■ PROVIDED ENTRIES

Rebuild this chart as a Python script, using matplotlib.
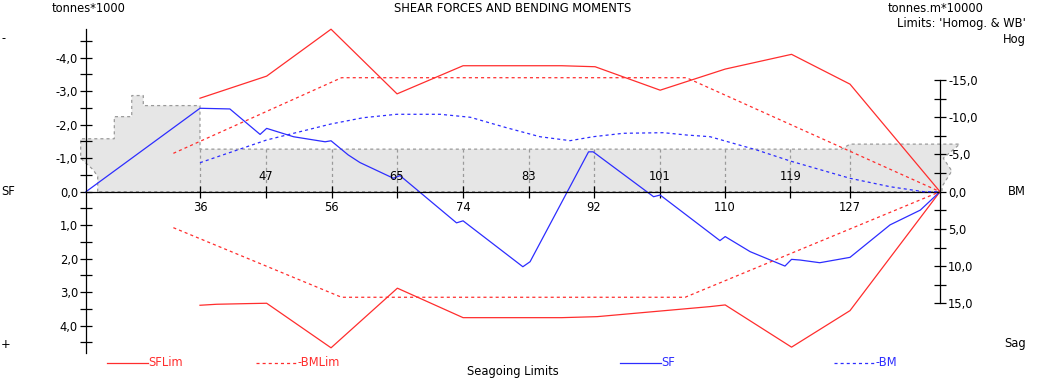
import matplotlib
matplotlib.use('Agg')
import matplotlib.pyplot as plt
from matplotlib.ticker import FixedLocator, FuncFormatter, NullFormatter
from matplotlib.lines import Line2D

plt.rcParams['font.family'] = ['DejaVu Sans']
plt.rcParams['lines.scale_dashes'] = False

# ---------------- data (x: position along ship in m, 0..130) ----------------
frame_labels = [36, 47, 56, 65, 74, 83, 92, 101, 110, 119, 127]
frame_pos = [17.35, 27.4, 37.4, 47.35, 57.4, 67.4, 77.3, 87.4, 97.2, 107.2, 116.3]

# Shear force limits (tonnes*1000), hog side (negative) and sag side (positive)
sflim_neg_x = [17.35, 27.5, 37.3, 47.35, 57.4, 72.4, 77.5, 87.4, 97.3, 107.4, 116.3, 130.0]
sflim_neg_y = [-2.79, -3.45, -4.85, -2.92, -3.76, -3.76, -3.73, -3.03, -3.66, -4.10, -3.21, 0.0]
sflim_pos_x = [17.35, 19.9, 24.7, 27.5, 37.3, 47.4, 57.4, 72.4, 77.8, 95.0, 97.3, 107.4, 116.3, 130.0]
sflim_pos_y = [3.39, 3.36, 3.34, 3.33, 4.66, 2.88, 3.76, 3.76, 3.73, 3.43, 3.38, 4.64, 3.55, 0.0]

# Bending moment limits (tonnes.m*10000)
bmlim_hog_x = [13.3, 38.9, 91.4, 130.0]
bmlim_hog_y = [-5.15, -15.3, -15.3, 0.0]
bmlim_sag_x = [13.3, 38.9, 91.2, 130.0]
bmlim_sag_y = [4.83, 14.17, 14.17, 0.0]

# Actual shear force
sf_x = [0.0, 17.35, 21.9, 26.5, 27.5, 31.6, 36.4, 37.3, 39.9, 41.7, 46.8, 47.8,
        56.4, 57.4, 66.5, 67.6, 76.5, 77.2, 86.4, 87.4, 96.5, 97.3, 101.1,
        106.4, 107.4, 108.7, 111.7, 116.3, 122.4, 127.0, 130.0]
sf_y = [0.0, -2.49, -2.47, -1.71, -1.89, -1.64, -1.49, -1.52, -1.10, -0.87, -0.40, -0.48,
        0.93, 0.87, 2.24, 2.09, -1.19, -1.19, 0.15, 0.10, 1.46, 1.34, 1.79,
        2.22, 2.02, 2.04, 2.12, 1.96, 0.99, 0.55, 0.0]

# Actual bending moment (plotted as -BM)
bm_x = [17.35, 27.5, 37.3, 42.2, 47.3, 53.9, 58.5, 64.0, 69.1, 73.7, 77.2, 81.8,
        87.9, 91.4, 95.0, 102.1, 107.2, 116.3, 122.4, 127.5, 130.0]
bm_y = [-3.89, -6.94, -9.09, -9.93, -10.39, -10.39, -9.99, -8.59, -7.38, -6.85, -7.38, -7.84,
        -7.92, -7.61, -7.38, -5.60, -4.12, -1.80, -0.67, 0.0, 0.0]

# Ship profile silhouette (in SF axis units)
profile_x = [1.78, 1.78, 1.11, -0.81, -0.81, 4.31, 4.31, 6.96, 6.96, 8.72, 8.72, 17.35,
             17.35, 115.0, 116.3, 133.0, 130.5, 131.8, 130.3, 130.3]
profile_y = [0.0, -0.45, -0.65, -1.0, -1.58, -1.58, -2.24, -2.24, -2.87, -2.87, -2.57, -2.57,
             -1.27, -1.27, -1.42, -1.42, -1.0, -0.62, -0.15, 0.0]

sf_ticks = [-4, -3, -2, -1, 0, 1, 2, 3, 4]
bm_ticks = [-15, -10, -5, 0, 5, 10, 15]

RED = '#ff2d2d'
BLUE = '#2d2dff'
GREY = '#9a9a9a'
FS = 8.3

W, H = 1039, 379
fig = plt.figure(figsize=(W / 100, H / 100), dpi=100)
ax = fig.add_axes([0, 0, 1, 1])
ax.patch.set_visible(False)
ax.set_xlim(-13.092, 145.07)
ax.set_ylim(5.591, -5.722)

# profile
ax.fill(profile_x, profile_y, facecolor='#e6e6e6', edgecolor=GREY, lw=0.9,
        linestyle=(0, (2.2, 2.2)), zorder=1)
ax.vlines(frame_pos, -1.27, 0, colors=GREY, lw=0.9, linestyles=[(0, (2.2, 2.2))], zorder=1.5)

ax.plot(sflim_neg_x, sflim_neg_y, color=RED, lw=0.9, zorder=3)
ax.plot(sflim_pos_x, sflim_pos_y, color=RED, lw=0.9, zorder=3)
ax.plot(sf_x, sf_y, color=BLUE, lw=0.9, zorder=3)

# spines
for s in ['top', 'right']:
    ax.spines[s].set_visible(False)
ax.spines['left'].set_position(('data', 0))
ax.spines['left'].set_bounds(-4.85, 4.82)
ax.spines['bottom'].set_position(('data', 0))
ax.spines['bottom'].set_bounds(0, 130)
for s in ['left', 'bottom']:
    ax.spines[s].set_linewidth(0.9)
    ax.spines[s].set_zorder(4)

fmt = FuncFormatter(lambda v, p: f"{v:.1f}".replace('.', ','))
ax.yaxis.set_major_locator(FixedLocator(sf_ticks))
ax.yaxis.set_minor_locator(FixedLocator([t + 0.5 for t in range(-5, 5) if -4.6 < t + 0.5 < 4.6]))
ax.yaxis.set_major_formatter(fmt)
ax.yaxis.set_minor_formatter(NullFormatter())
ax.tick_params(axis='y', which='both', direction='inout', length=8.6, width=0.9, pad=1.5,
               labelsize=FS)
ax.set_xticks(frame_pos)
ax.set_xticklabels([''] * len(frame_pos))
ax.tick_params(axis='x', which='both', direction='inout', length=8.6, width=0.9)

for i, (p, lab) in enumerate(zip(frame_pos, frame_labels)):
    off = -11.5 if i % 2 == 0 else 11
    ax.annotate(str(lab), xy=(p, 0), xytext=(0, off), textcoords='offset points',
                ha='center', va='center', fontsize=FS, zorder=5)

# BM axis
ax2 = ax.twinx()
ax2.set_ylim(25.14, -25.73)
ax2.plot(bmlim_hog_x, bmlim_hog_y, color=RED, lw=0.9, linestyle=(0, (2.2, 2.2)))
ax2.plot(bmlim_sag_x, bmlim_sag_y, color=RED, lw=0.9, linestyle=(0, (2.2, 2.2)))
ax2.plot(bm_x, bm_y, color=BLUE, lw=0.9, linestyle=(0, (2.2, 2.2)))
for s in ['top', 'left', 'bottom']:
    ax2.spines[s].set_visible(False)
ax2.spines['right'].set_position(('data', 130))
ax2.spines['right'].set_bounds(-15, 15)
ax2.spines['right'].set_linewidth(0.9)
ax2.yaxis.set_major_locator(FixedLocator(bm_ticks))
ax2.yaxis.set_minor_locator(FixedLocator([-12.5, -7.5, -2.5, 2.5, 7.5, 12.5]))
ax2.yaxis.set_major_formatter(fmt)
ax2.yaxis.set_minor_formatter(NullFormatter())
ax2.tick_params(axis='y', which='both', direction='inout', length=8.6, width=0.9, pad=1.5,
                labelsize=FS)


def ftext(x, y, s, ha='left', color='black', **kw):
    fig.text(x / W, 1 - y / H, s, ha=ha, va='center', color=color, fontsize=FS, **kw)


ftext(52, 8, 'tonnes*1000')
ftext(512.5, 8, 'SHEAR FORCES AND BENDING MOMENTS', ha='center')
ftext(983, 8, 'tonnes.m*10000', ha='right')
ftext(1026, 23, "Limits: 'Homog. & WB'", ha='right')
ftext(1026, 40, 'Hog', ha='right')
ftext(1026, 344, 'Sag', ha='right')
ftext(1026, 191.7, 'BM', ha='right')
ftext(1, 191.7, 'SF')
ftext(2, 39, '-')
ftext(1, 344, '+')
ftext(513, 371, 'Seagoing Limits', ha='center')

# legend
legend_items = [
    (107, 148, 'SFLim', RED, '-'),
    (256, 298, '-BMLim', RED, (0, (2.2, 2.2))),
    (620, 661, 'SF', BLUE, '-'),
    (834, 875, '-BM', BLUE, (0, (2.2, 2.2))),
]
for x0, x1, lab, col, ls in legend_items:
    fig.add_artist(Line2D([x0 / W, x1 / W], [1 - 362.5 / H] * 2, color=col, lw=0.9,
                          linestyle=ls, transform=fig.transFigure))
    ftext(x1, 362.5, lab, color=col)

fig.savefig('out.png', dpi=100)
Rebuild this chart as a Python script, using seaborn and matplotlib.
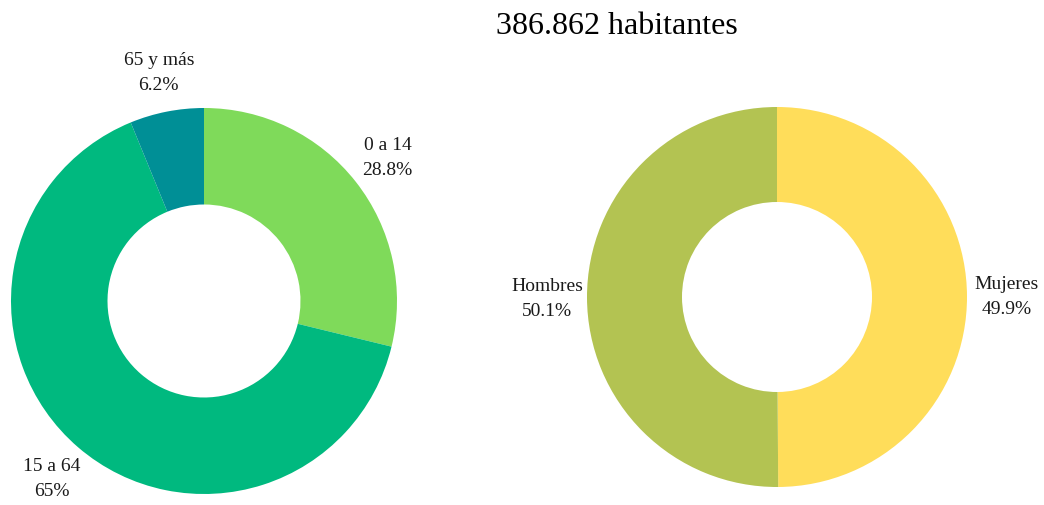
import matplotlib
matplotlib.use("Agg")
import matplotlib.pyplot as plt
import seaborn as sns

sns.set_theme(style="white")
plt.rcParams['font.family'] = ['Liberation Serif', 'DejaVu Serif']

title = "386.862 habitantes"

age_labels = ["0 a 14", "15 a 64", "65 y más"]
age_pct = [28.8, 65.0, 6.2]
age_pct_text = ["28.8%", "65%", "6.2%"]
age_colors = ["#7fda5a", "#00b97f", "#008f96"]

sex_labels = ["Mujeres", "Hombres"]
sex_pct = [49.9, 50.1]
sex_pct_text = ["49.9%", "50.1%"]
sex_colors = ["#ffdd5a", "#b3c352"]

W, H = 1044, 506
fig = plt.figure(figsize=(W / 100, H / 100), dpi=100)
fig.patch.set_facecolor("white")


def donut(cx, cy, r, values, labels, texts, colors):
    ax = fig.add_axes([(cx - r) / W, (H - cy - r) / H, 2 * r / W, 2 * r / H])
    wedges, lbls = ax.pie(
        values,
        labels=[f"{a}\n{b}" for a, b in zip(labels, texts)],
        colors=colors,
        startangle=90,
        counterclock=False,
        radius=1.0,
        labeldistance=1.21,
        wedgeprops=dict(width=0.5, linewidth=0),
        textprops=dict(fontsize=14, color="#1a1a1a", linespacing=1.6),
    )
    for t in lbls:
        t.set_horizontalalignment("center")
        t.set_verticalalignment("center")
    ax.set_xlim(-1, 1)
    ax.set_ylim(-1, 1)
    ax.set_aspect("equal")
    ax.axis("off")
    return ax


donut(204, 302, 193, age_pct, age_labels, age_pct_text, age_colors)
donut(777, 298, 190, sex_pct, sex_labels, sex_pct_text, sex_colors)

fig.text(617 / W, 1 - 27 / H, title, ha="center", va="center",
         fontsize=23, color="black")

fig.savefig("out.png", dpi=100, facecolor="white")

■ CHALLENGE
In the entries above, find lines with "chart" and copy each.

■ RESPONSE TO THIS TASK
Rebuild this chart as a Python script, using matplotlib.
Rebuild this chart as a Python script, using seaborn and matplotlib.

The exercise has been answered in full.